Galactification: painting galaxies onto dark matter only simulations using a transformer-based model
Shivam Pandey, Christopher C. Lovell, Chirag Modi, Benjamin D. Wandelt
TL;DR
To interpret cosmological surveys, the paper tackles the computational bottleneck of generating realistic galaxy catalogs by learning a conditional distribution of galaxy properties from fast $N$-body simulations conditioned on cosmological and astrophysical parameters. The authors develop a multi-modal transformer-based model that ingests 3D dark matter density and velocity fields across multiple redshifts and autoregressively outputs a galaxy point cloud with six properties: $(x,y,z,v_x,\,\log M_{\star}, M_g)$, using a CBAM+ViT encoder and a cross-attention decoder with Rotary Position Embeddings. They train on $1000$ CAMELS Illustris-TNG pairs spanning variations in $(\Omega_m, \sigma_8)$ and four sub-grid parameters, achieving accurate one-point statistics and redshift-space power spectra, validated with PQMass and visual checks. The approach yields a ~100x speedup over hydrodynamical simulations, enabling robust Bayesian inference over large cosmological and astrophysical parameter spaces.
Abstract
Connecting the formation and evolution of galaxies to the large-scale structure is crucial for interpreting cosmological observations. While hydrodynamical simulations accurately model the correlated properties of galaxies, they are computationally prohibitive to run over volumes that match modern surveys. We address this by developing a framework to rapidly generate mock galaxy catalogs conditioned on inexpensive dark-matter-only simulations. We present a multi-modal, transformer-based model that takes 3D dark matter density and velocity fields as input, and outputs a corresponding point cloud of galaxies with their physical properties.

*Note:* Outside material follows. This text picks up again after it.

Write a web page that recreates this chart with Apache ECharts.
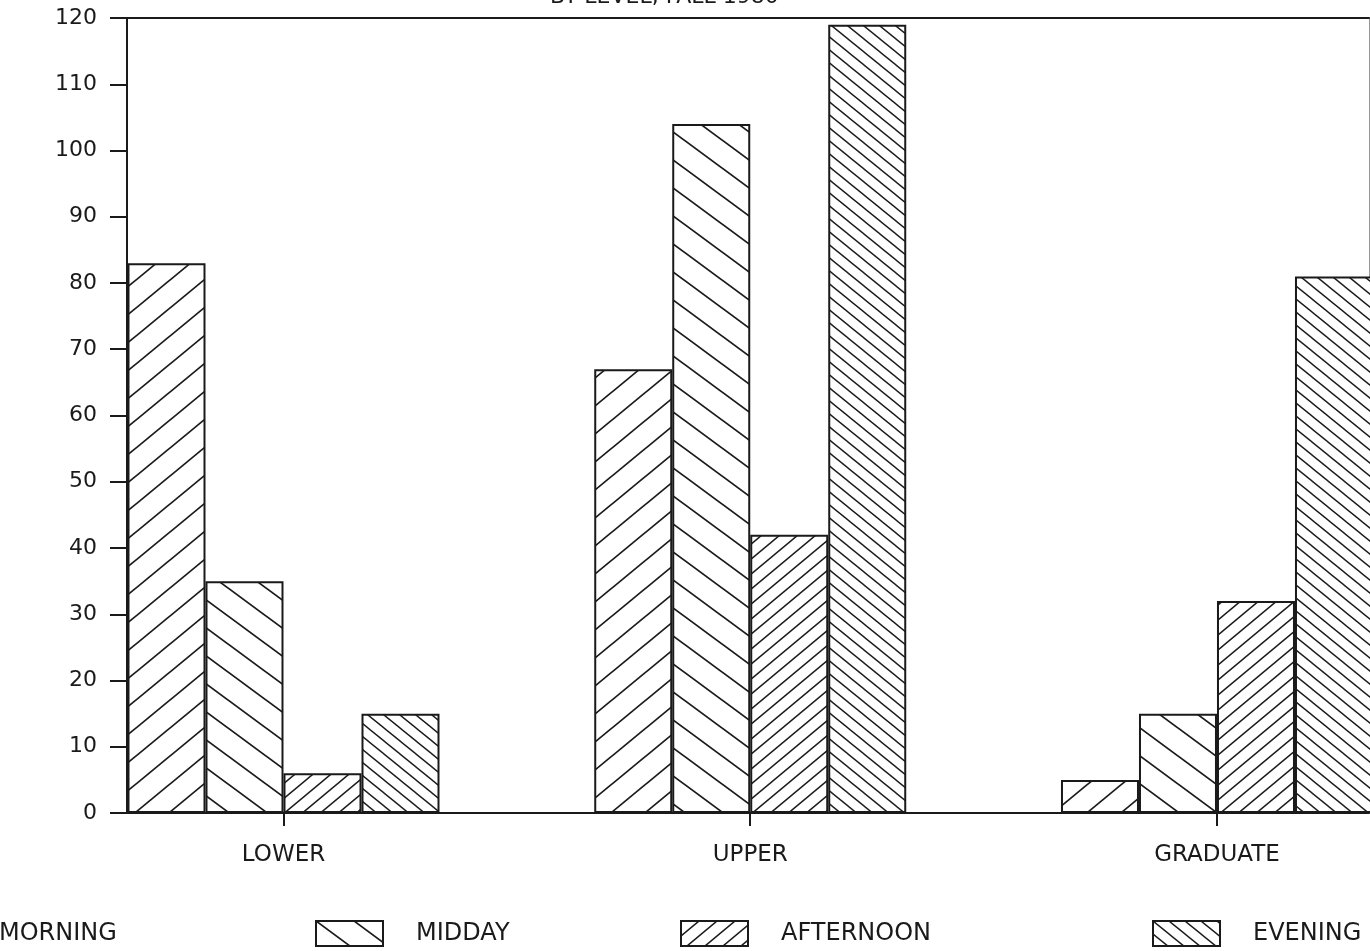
<!DOCTYPE html>
<html>
<head>
<meta charset="utf-8">
<script src="https://cdn.jsdelivr.net/npm/echarts@6/dist/echarts.min.js"></script>
<style>
html,body{margin:0;padding:0;background:#fff;}
#chart{width:1370px;height:951px;}
</style>
</head>
<body>
<div id="chart"></div>
<script>
// ---- data ----
const categories = ['LOWER', 'UPPER', 'GRADUATE'];
const seriesNames = ['MORNING', 'MIDDAY', 'AFTERNOON', 'EVENING'];
const morning   = [83, 67, 5];
const midday    = [35, 104, 15];
const afternoon = [6, 42, 32];
const evening   = [15, 119, 81];
const yTickValues = [0, 10, 20, 30, 40, 50, 60, 70, 80, 90, 100, 110, 120];
const titleText = 'BY LEVEL, FALL 1980';

// ---- hatch patterns ----
function makeHatch(dir, w, h, lw) {
  const c = document.createElement('canvas');
  c.width = w; c.height = h;
  const ctx = c.getContext('2d');
  ctx.fillStyle = '#ffffff';
  ctx.fillRect(0, 0, w, h);
  ctx.strokeStyle = '#1a1a1a';
  ctx.lineWidth = lw;
  for (let k = -1; k <= 1; k++) {
    const ox = k * w;
    ctx.beginPath();
    if (dir === '/') {
      ctx.moveTo(ox - w, 2 * h);
      ctx.lineTo(ox + 2 * w, -h);
    } else {
      ctx.moveTo(ox - w, -h);
      ctx.lineTo(ox + 2 * w, 2 * h);
    }
    ctx.stroke();
  }
  return { image: c, repeat: 'repeat' };
}

const patterns = [
  makeHatch('/', 34, 28, 1.7),
  makeHatch('\\', 38, 28, 1.7),
  makeHatch('/', 18, 15, 1.5),
  makeHatch('\\', 16, 13, 1.4)
];
const seriesValues = [morning, midday, afternoon, evening];

const font = 'DejaVu Sans';
const ink = '#1a1a1a';

// x value scale: category i sits at value i
const xMin = -0.3353;
const xMax = 2.3257;

const series = seriesNames.map((name, s) => ({
  name: name,
  type: 'bar',
  barWidth: 78,
  barGap: '0%',
  clip: true,
  data: categories.map((c, i) => [i, seriesValues[s][i]]),
  itemStyle: {
    color: patterns[s],
    borderColor: ink,
    borderWidth: 2
  },
  emphasis: { disabled: true }
}));

const legendPos = [-102, 315, 680, 1152];
const legends = seriesNames.map((name, s) => ({
  data: [name],
  left: legendPos[s],
  top: 920,
  padding: 0,
  itemWidth: 67,
  itemHeight: 25,
  selectedMode: false,
  icon: 'rect',
  textStyle: {
    fontFamily: font,
    fontSize: 24,
    color: ink,
    padding: [0, 0, 0, 28]
  }
}));

const chart = echarts.init(document.getElementById('chart'), null, { renderer: 'canvas' });
chart.setOption({
  animation: false,
  backgroundColor: '#ffffff',
  title: {
    text: titleText,
    left: 545,
    top: -19,
    textStyle: { fontFamily: font, fontSize: 22, fontWeight: 'normal', color: ink }
  },
  legend: legends,
  grid: { left: 127, right: 1, top: 18, bottom: 138, containLabel: false },
  xAxis: [
    {
      type: 'value',
      min: xMin,
      max: xMax,
      position: 'bottom',
      axisLine: { show: true, onZero: false, lineStyle: { color: ink, width: 2 } },
      axisTick: {
        show: true, inside: false, length: 13,
        customValues: [0, 1, 2],
        lineStyle: { color: ink, width: 2 }
      },
      axisLabel: {
        show: true,
        customValues: [0, 1, 2],
        formatter: (v) => categories[Math.round(v)] || '',
        margin: 31,
        fontFamily: font,
        fontSize: 23,
        color: ink
      },
      splitLine: { show: false }
    },
    {
      type: 'value',
      min: xMin,
      max: xMax,
      position: 'top',
      axisLine: { show: true, onZero: false, lineStyle: { color: ink, width: 2 } },
      axisTick: { show: false },
      axisLabel: { show: false },
      splitLine: { show: false }
    }
  ],
  yAxis: [
    {
      type: 'value',
      min: 0,
      max: 120,
      interval: 10,
      position: 'left',
      axisLine: { show: true, onZero: false, lineStyle: { color: ink, width: 2 } },
      axisTick: { show: true, inside: false, length: 17, lineStyle: { color: ink, width: 2 } },
      axisLabel: {
        margin: 30,
        fontFamily: font,
        fontSize: 22,
        color: ink
      },
      splitLine: { show: false }
    },
    {
      type: 'value',
      min: 0,
      max: 120,
      position: 'right',
      axisLine: { show: true, onZero: false, lineStyle: { color: '#999', width: 1 } },
      axisTick: { show: false },
      axisLabel: { show: false },
      splitLine: { show: false }
    }
  ],
  series: series
});
</script>
</body>
</html>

We demonstrate that our trained model faithfully reproduces a variety of galaxy summary statistics and correctly captures their variation with changes in the underlying cosmological and astrophysical parameters, making it the first accelerated forward model to capture all the relevant galaxy properties, their full spatial distribution, and their conditional dependencies in hydrosimulations.